The lack of funds comes from years of the federal government’s cuts to the budget, which Craig Obey, NPS Senior Vice President for Government Affairs, says is putting the sites at risk of falling into disrepair.
“Today’s numbers show the result of Congress’s chronic underfunding of our national parks,” he said in a statement to the government. “Unless Congress takes immediate and substantive action, the products of America’s best idea will only continue to fall apart,” he added.
According to the National Parks Conservation Association, in the past five years, NPS’s construction budget has been slashed 62 percent, leaving an $11.49 billion deficit for its roads, trails and visitors’ centers.
As the government slowly avoids its national parks, the NPS looks to its private donors to save them.
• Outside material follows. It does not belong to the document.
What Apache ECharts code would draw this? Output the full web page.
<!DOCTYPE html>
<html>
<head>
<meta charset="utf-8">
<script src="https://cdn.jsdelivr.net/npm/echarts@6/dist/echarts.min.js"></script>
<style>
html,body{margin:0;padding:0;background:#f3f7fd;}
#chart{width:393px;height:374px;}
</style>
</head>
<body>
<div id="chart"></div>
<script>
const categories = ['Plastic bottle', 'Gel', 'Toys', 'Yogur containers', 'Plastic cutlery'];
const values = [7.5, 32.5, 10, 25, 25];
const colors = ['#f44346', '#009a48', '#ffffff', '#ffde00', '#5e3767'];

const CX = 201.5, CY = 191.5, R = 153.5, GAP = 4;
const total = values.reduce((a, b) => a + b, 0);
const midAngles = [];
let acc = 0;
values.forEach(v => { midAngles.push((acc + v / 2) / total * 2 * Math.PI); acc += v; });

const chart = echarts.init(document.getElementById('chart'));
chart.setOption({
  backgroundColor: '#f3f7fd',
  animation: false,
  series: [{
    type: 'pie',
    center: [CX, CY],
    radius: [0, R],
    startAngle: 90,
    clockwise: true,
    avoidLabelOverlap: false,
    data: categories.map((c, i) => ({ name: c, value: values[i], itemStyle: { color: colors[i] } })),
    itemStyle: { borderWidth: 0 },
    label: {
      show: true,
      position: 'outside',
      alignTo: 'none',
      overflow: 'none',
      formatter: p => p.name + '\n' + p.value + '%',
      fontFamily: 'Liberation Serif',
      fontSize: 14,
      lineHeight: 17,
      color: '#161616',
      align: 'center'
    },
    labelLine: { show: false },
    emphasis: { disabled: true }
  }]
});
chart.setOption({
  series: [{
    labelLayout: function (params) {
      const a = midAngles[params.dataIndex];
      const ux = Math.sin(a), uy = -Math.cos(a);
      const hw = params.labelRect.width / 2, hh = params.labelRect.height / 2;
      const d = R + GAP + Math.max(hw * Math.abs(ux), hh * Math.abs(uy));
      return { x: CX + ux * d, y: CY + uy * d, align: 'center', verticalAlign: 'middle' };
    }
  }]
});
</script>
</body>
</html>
Private donations received by the National Park Foundation currently make up 9% of the budget, but with parks so severely underfunded, it looks like private donors will begin to play a bigger and more visible role.
But before we all lose our minds at the thought of Glacier National Park becoming the next Times Square, NPS officials have promised that it’s not all as bad as it sounds.
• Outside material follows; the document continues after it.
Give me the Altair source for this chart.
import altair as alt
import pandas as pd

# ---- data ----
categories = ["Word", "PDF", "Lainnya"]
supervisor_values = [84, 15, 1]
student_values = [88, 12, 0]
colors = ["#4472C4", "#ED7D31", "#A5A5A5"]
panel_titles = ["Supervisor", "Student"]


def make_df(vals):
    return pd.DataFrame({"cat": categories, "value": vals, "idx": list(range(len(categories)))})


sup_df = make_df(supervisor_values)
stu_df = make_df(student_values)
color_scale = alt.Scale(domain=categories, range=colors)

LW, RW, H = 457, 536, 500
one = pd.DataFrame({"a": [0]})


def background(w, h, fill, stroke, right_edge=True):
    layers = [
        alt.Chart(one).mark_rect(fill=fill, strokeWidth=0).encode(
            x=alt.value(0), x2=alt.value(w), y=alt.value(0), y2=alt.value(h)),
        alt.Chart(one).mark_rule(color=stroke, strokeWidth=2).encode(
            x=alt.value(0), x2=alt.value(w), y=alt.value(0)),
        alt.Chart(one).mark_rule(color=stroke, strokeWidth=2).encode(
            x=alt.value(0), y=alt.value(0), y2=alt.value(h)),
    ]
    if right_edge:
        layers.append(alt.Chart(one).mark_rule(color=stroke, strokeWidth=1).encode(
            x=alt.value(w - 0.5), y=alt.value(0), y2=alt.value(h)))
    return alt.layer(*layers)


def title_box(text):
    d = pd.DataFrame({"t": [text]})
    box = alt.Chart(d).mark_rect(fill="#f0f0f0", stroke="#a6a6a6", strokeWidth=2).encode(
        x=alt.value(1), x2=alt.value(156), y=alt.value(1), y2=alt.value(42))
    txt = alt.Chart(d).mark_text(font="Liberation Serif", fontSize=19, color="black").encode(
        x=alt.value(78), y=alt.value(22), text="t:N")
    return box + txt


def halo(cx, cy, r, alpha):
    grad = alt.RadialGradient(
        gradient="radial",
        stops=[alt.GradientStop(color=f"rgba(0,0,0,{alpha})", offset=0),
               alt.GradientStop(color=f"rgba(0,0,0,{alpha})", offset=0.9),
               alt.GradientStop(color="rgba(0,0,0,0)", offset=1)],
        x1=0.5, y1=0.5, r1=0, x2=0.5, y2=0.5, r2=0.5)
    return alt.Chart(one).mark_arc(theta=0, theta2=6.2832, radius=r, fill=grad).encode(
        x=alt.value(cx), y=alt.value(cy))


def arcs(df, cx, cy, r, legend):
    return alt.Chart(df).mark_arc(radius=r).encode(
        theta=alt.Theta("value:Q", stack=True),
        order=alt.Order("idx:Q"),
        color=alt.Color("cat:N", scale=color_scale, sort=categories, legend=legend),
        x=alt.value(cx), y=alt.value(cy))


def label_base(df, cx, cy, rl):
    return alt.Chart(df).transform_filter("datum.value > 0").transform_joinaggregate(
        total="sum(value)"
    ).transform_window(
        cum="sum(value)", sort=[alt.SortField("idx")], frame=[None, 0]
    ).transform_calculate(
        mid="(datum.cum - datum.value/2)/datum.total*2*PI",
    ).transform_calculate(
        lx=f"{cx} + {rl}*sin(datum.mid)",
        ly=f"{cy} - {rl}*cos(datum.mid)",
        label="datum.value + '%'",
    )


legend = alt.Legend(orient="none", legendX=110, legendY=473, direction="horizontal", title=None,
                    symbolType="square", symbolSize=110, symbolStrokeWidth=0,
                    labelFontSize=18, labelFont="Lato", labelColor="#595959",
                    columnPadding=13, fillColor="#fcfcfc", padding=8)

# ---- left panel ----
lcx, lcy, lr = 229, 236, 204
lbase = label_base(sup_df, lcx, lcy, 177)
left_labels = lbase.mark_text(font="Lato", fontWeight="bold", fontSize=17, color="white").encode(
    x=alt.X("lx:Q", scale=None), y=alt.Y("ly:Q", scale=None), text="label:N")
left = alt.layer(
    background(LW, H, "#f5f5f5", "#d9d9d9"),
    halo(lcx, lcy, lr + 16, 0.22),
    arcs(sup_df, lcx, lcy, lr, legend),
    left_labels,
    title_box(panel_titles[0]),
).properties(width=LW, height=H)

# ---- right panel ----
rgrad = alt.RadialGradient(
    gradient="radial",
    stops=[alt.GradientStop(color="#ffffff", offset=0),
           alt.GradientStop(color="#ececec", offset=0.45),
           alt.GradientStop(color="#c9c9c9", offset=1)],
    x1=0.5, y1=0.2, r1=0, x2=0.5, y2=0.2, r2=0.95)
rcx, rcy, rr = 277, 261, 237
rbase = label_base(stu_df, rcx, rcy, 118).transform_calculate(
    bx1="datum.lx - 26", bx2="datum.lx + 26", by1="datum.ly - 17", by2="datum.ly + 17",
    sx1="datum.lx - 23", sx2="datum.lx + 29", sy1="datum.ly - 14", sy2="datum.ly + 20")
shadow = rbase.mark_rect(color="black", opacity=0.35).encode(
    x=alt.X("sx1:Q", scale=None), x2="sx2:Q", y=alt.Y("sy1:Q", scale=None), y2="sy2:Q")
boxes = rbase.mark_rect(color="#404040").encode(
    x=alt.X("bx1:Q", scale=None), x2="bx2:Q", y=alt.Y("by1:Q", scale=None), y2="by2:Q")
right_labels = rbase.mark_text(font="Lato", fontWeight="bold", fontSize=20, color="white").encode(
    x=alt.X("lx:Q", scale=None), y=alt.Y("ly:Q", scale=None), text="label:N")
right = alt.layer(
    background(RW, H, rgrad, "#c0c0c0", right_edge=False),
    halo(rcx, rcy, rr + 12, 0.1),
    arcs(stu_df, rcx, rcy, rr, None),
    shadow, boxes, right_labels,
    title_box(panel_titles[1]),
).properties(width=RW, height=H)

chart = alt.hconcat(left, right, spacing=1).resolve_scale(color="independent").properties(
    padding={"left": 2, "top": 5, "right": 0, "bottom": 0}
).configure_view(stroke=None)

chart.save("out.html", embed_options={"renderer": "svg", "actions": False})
“Donor recognition cannot state or imply naming rights to any park in the National Park system or any National Park Service facility, historic structure, or feature,” NPS assistant director for partnerships and civic engagement, Jeff Reinbold, told Fortune.
Under the new regulations, corporate donors cannot be recognized as an official sponsor and will not be given the naming rights to any park monuments or buildings, so it’s unlikely that you might one day see the Coke logo across Washington’s forehead on Mount Rushmore, but according to the guidelines put out by NPS: “the temporary [5 years] naming of rooms and interior spaces in NPS facilities is permitted to recognize donations for the renovation of an existing facility or construction of a new facility.”
Additionally, donor recognition will also extend to officially sponsored events, logos printed on brochures, newsletters, posters, cards, banners, portable exhibits, audio tours, NPS vehicles, signs within visitor centers and other facilities, on paving stones, pathways, landscaped areas, and even bear-proof food lockers.
“The great thing about the policy is it protects those features of the park that are important to all of us,” Reinbold told the Washington Post.
But many Americans who enjoy the undisturbed beauty of national parks every day would rather keep the corporate donors out of sight. An online petition which has already gathered over 22,000 supporters says, “Parks are a rare sacred space in modern society that are free from corporate influence, and should stay that way.”
Along with the new private donor initiative, the National Parks Service has also launched a fundraising campaign for its 100-year anniversary.